Set problem
Answer with one number: how many lines have "chart".

------------------------------

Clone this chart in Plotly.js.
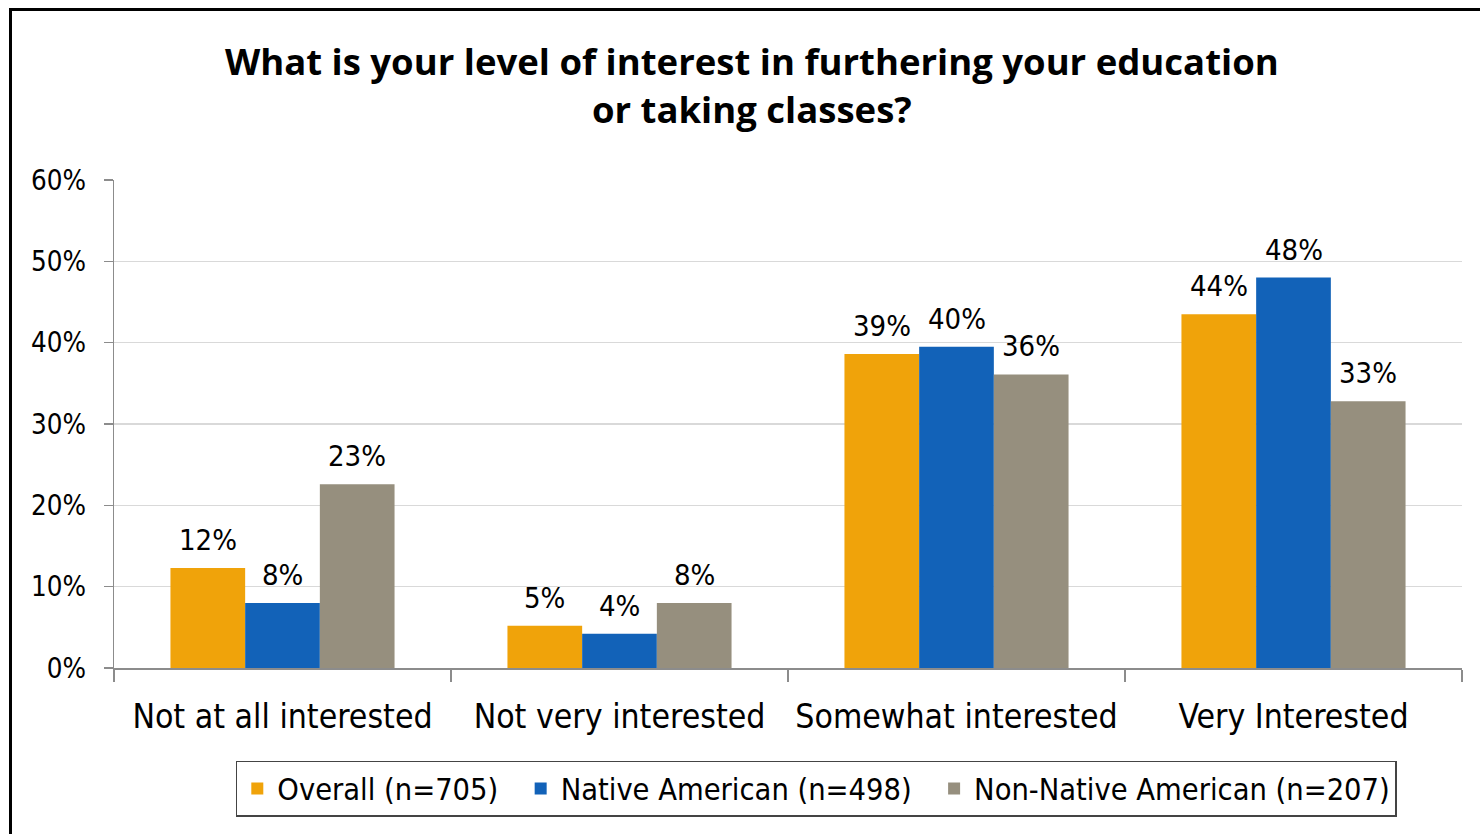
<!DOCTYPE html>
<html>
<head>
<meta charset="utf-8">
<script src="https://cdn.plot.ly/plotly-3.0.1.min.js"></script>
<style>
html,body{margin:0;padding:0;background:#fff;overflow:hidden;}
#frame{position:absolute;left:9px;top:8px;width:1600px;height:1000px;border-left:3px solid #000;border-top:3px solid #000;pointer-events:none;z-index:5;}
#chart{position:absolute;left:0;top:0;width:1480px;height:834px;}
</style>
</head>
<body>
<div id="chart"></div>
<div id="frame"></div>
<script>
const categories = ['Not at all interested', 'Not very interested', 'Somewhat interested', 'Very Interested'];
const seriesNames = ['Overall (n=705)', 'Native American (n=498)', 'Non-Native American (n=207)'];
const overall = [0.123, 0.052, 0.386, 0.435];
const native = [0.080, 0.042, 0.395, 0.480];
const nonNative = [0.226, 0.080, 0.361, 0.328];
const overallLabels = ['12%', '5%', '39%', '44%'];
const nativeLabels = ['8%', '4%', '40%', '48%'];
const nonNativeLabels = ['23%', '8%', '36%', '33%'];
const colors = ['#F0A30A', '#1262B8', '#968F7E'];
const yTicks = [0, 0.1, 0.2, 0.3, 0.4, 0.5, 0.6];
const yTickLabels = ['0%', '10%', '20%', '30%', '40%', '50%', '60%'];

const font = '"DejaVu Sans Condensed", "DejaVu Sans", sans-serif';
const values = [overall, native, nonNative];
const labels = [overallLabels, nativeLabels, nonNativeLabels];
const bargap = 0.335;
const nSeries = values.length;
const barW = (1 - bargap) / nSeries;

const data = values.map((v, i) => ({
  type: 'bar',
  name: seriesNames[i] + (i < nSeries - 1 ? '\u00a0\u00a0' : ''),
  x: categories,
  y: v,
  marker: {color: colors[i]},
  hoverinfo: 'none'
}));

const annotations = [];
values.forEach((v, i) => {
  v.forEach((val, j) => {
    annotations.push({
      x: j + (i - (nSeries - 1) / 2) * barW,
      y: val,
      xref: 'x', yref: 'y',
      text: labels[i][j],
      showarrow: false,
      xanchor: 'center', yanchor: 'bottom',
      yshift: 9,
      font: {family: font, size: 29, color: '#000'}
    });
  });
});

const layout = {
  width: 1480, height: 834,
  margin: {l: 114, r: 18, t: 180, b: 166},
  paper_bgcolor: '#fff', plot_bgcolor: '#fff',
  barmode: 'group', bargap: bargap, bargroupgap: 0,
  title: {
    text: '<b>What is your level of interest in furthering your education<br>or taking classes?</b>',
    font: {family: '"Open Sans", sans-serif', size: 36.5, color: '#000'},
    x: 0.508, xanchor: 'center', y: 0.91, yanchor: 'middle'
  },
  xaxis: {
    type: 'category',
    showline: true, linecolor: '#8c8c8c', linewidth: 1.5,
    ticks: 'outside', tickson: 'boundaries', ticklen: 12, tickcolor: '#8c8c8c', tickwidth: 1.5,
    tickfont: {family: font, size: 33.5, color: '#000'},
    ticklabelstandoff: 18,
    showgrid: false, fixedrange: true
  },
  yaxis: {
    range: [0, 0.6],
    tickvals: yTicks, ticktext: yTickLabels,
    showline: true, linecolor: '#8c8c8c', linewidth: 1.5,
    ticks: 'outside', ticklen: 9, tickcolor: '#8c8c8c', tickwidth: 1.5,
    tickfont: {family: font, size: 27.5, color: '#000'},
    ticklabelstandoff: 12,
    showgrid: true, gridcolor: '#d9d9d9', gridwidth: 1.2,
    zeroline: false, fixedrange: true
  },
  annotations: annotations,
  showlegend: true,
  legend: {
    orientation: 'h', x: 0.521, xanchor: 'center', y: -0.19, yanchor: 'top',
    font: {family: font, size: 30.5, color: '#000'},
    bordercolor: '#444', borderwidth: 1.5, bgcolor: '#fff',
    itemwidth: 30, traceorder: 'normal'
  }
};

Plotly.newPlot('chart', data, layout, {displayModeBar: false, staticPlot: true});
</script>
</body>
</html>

------------------------------

Output below
4